Born in Votuporanga, Sao Paulo, Brazil in 1955, artist Cecilia Mayr used bold, vibrant colors in her monoprints and paintings, expressing her fundamental joy and enthusiasm in life.
 
Though Mayr describes herself as a spontaneous, nonintellectual artist, her work embraces the deeply resonant theme of the continuum between man and nature. An animistic force pulses through abstracts inspired by aerial photography of rural landforms or by memories of her grandfather’s farm, which she calls “an intricate part of my childhood and growing up.” Other pieces cite the intricate structures of urban architecture, anchoring lattices, and arches in flowing sweeps of terra incognita.
 
In another group of prints, the bond between man and nature could hardly be more explicit.

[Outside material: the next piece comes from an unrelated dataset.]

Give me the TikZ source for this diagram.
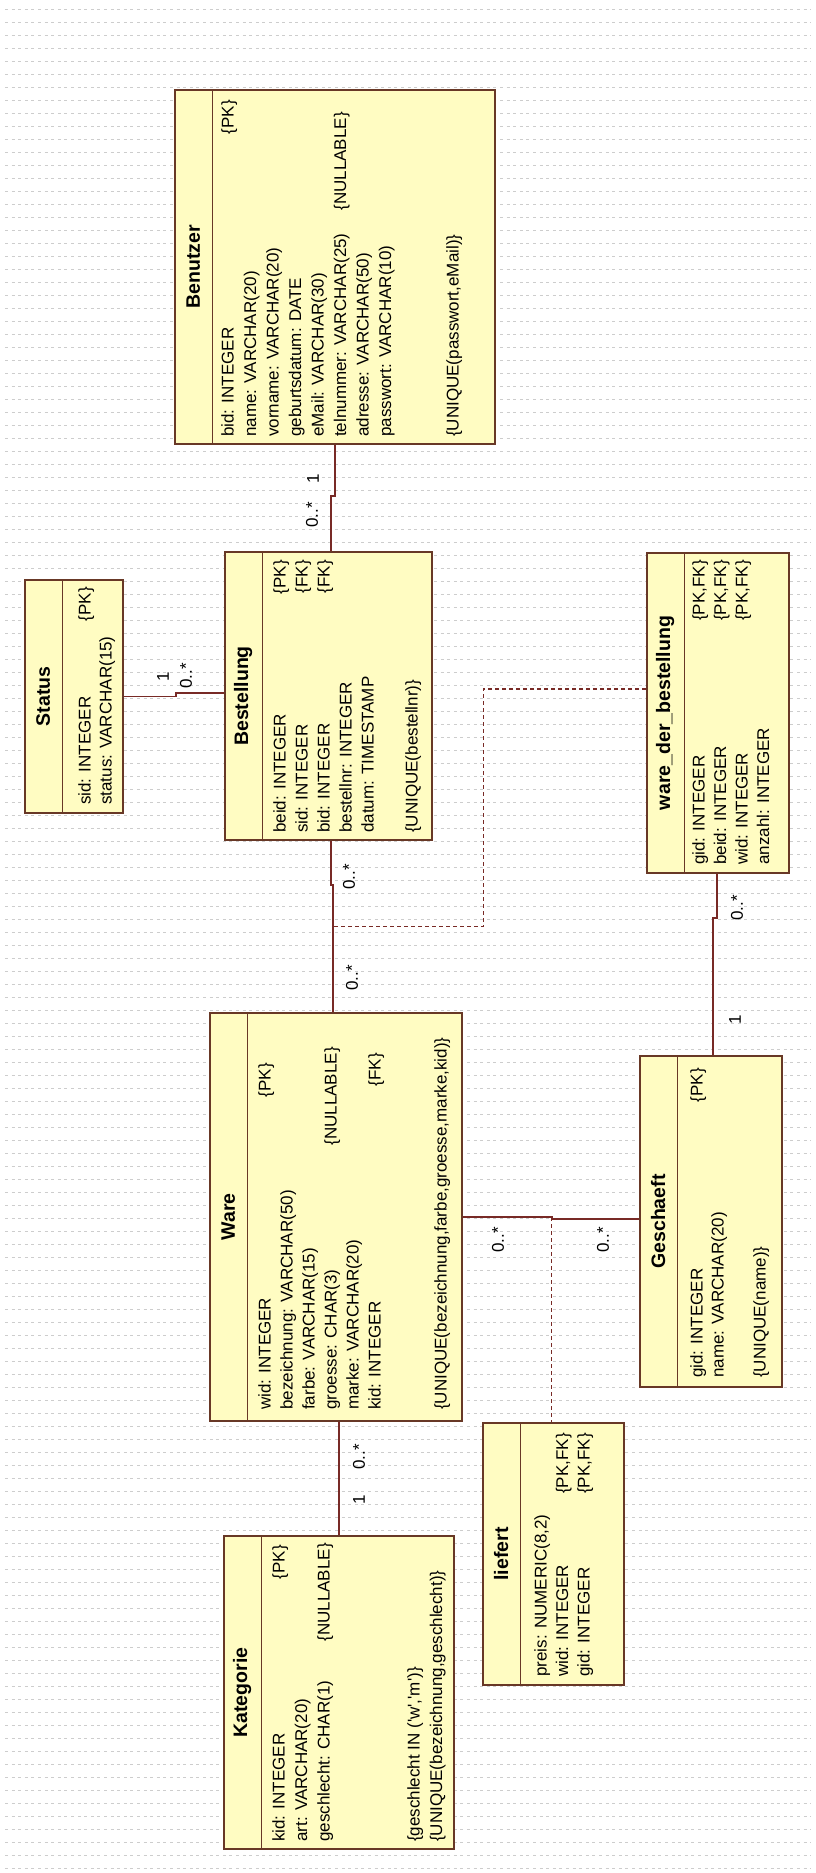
\documentclass[tikz,border=0pt]{standalone}
\usepackage{fontspec}
\setmainfont{Liberation Sans}
\usepackage{tikz}
\usetikzlibrary{calc,positioning}
\definecolor{tableFill}{RGB}{255,252,194}
\definecolor{tableEdge}{RGB}{104,56,38}
\definecolor{assocRed}{RGB}{120,42,38}
\definecolor{gridGray}{RGB}{205,205,205}

\tikzset{
  tablebox/.style={draw=tableEdge, fill=tableFill, line width=1.6pt, inner sep=0pt, rectangle},
  tablesep/.style={draw=tableEdge, line width=1.4pt},
  titletext/.style={rotate=90, inner sep=0pt, font=\fontsize{19.5}{22}\selectfont\bfseries},
  attrtext/.style={rotate=90, anchor=west, inner sep=0pt, text height=12.5pt, text depth=3.5pt, font=\fontsize{17}{20}\selectfont},
  tagtext/.style={attrtext, anchor=east},
  multtext/.style={rotate=90, inner sep=0pt, font=\fontsize{17}{20}\selectfont},
  assoc/.style={draw=assocRed, line width=1.5pt},
  assocclass/.style={draw=assocRed, line width=1.3pt, dash pattern=on 4pt off 3pt},
  gridline/.style={draw=gridGray, line width=0.9pt, dash pattern=on 3pt off 3.6pt}
}

% table box: name, x1, y1, x2, y2, title (pixel frame, y downwards)
\newcommand{\dbtable}[6]{%
  \node[tablebox, minimum width={(#4-#2)*1pt}, minimum height={(#5-#3)*1pt}] (#1) at ({(#2+#4)/2},{(#3+#5)/2}) {};
  \draw[tablesep] ([xshift=38pt]#1.north west) -- ([xshift=38pt]#1.south west);
  \node[titletext] (#1-title) at ([xshift=19pt]#1.west) {#6};
}
% attribute lines: name, first x, pitch, start y, list
\newcommand{\dbattrs}[5]{%
  \foreach \txt [count=\i from 0] in {#5}
    \node[attrtext] (#1-a\i) at ({#2+#3*\i},#4) {\txt};
}

\begin{document}
\begin{tikzpicture}[x=1pt, y=-1pt]
    \useasboundingbox (0,0) rectangle (816,1873);

    % background grid
    \foreach \k in {0,...,143}
        \draw[gridline] (5,{9+13*\k}) -- (811,{9+13*\k});

    % Benutzer
    \dbtable{benutzer}{175}{90}{495}{444}{Benutzer}
    \dbattrs{benutzer}{229}{22.5}{437}{bid: INTEGER, name: VARCHAR(20), vorname: VARCHAR(20), geburtsdatum: DATE, eMail: VARCHAR(30), telnummer: VARCHAR(25), adresse: VARCHAR(50), passwort: VARCHAR(10)}
    \node[attrtext] (benutzer-uq) at (454,437) {\{UNIQUE(passwort,eMail)\}};
    \node[tagtext] (benutzer-pk) at (229,100) {\{PK\}};
    \node[tagtext] (benutzer-null) at (341.5,112) {\{NULLABLE\}};

    % Status
    \dbtable{status}{25}{580}{123}{813}{Status}
    \dbattrs{status}{86}{21}{805}{sid: INTEGER, status: VARCHAR(15)}
    \node[tagtext] (status-pk) at (86,587) {\{PK\}};

    % Bestellung
    \dbtable{bestellung}{225}{552}{432}{840}{Bestellung}
    \dbattrs{bestellung}{281}{22}{833}{beid: INTEGER, sid: INTEGER, bid: INTEGER, bestellnr: INTEGER, datum: TIMESTAMP}
    \node[attrtext] (bestellung-uq) at (413,833) {\{UNIQUE(bestellnr)\}};
    \foreach \tg [count=\i from 0] in {PK,FK,FK}
        \node[tagtext] (bestellung-t\i) at ({281+22*\i},560) {\{\tg\}};

    % ware_der_bestellung
    \dbtable{wdb}{647}{553}{789}{873}{ware\_der\_bestellung}
    \dbattrs{wdb}{700}{21.5}{865}{gid: INTEGER, beid: INTEGER, wid: INTEGER, anzahl: INTEGER}
    \foreach \i in {0,1,2}
        \node[tagtext] (wdb-t\i) at ({700+21.5*\i},560) {\{PK,FK\}};

    % Ware
    \dbtable{ware}{210}{1013}{462}{1421}{Ware}
    \dbattrs{ware}{266}{22}{1410}{wid: INTEGER, bezeichnung: VARCHAR(50), farbe: VARCHAR(15), groesse: CHAR(3), marke: VARCHAR(20), kid: INTEGER}
    \node[attrtext] (ware-uq) at (442,1410) {\{UNIQUE(bezeichnung,farbe,groesse,marke,kid)\}};
    \node[tagtext] (ware-pk) at (266,1063) {\{PK\}};
    \node[tagtext] (ware-null) at (332,1047) {\{NULLABLE\}};
    \node[tagtext] (ware-fk) at (376,1053) {\{FK\}};

    % Geschaeft
    \dbtable{geschaeft}{640}{1056}{782}{1387}{Geschaeft}
    \dbattrs{geschaeft}{698}{21}{1378}{gid: INTEGER, name: VARCHAR(20)}
    \node[attrtext] (geschaeft-uq) at (761,1378) {\{UNIQUE(name)\}};
    \node[tagtext] (geschaeft-pk) at (698,1068) {\{PK\}};

    % Kategorie
    \dbtable{kategorie}{224}{1536}{454}{1849}{Kategorie}
    \dbattrs{kategorie}{280}{22.5}{1842}{kid: INTEGER, art: VARCHAR(20), geschlecht: CHAR(1)}
    \node[attrtext] (kategorie-ck) at (415,1842) {\{geschlecht IN (\textquotesingle w\textquotesingle,\textquotesingle m\textquotesingle)\}};
    \node[attrtext] (kategorie-uq) at (437.5,1842) {\{UNIQUE(bezeichnung,geschlecht)\}};
    \node[tagtext] (kategorie-pk) at (280,1545) {\{PK\}};
    \node[tagtext] (kategorie-null) at (325,1543) {\{NULLABLE\}};

    % liefert
    \dbtable{liefert}{483}{1423}{624}{1685}{liefert}
    \dbattrs{liefert}{542}{21.5}{1677}{{preis: NUMERIC(8,2)}, wid: INTEGER, gid: INTEGER}
    \node[tagtext] (liefert-t1) at (563.5,1433) {\{PK,FK\}};
    \node[tagtext] (liefert-t2) at (585,1433) {\{PK,FK\}};

    % associations
    \draw[assoc] (benutzer.south) -- ++(0,51) -| ([xshift=2.5pt]bestellung.north);
    \draw[assoc] (status.east) -- ++(52,0) |- ([yshift=3pt]bestellung.west);
    \coordinate (bw-top) at ([xshift=2.5pt]bestellung.south);
    \coordinate (bw-bot) at ([xshift=-3pt]ware.north);
    \draw[assoc] (bw-top) -- ++(0,44) -| (bw-bot);
    \coordinate (bw-mid) at ($(bw-top)!0.5!(bw-top |- bw-bot)$);
    \draw[assoc] ([xshift=-1pt]wdb.south) -- ++(0,44) -| ([xshift=2pt]geschaeft.north);
    \coordinate (wg-mid) at ([xshift=89pt]ware.east);
    \draw[assoc] (ware.east) -- (wg-mid) |- ([yshift=2.5pt]geschaeft.west);
    \draw[assoc] (kategorie.north) -- (kategorie.north |- ware.south);

    % association classes
    \draw[assocclass] ([yshift=24pt]wdb.west) -- ++(-163,0) |- (bw-mid);
    \draw[assocclass] (wg-mid) -- (wg-mid |- liefert.north);

    % multiplicities
    \node[multtext] (m-bb1) at (313,479) {1};
    \node[multtext] (m-bb2) at (312,515) {0..*};
    \node[multtext] (m-sb1) at (163,677) {1};
    \node[multtext] (m-sb2) at (186,676) {0..*};
    \node[multtext] (m-bw1) at (349,877) {0..*};
    \node[multtext] (m-bw2) at (352,978) {0..*};
    \node[multtext] (m-wg1) at (737,908) {0..*};
    \node[multtext] (m-wg2) at (735,1020) {1};
    \node[multtext] (m-gw1) at (498,1240) {0..*};
    \node[multtext] (m-gw2) at (603,1240) {0..*};
    \node[multtext] (m-wk1) at (359,1457) {0..*};
    \node[multtext] (m-wk2) at (359,1500) {1};
\end{tikzpicture}
\end{document}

The same boldly colored shapes reminiscent of landforms in Mayr’s abstracts shift context to depict elemental human figures evocative of Latin American folk art. Like much of her art, the pieces suggest her background as an animator, plus elements of oil and watercolor (which she studied with Pedro Sanches at Sao Paulo University).
 
The androgynous figures in her “Chamber of Dreams” series are concerned with “trying to be more in touch with my spiritual part.” The studies demonstrate that “the differences between human beings are only skin deep,” Mayr explains. “If you peel away the skin we are really all the same. The paintings represent the soul and the sublime in the human being.”
 
Mayr says her art is the result of “spontaneous emotion that comes from inside.” Emotion comes across so strongly in some of her pieces, that according to Mayr, “most people think they were painted by a man.” Despite the thematic gravity of Mayr’s art, her works are festive, vibrant, and celebratory.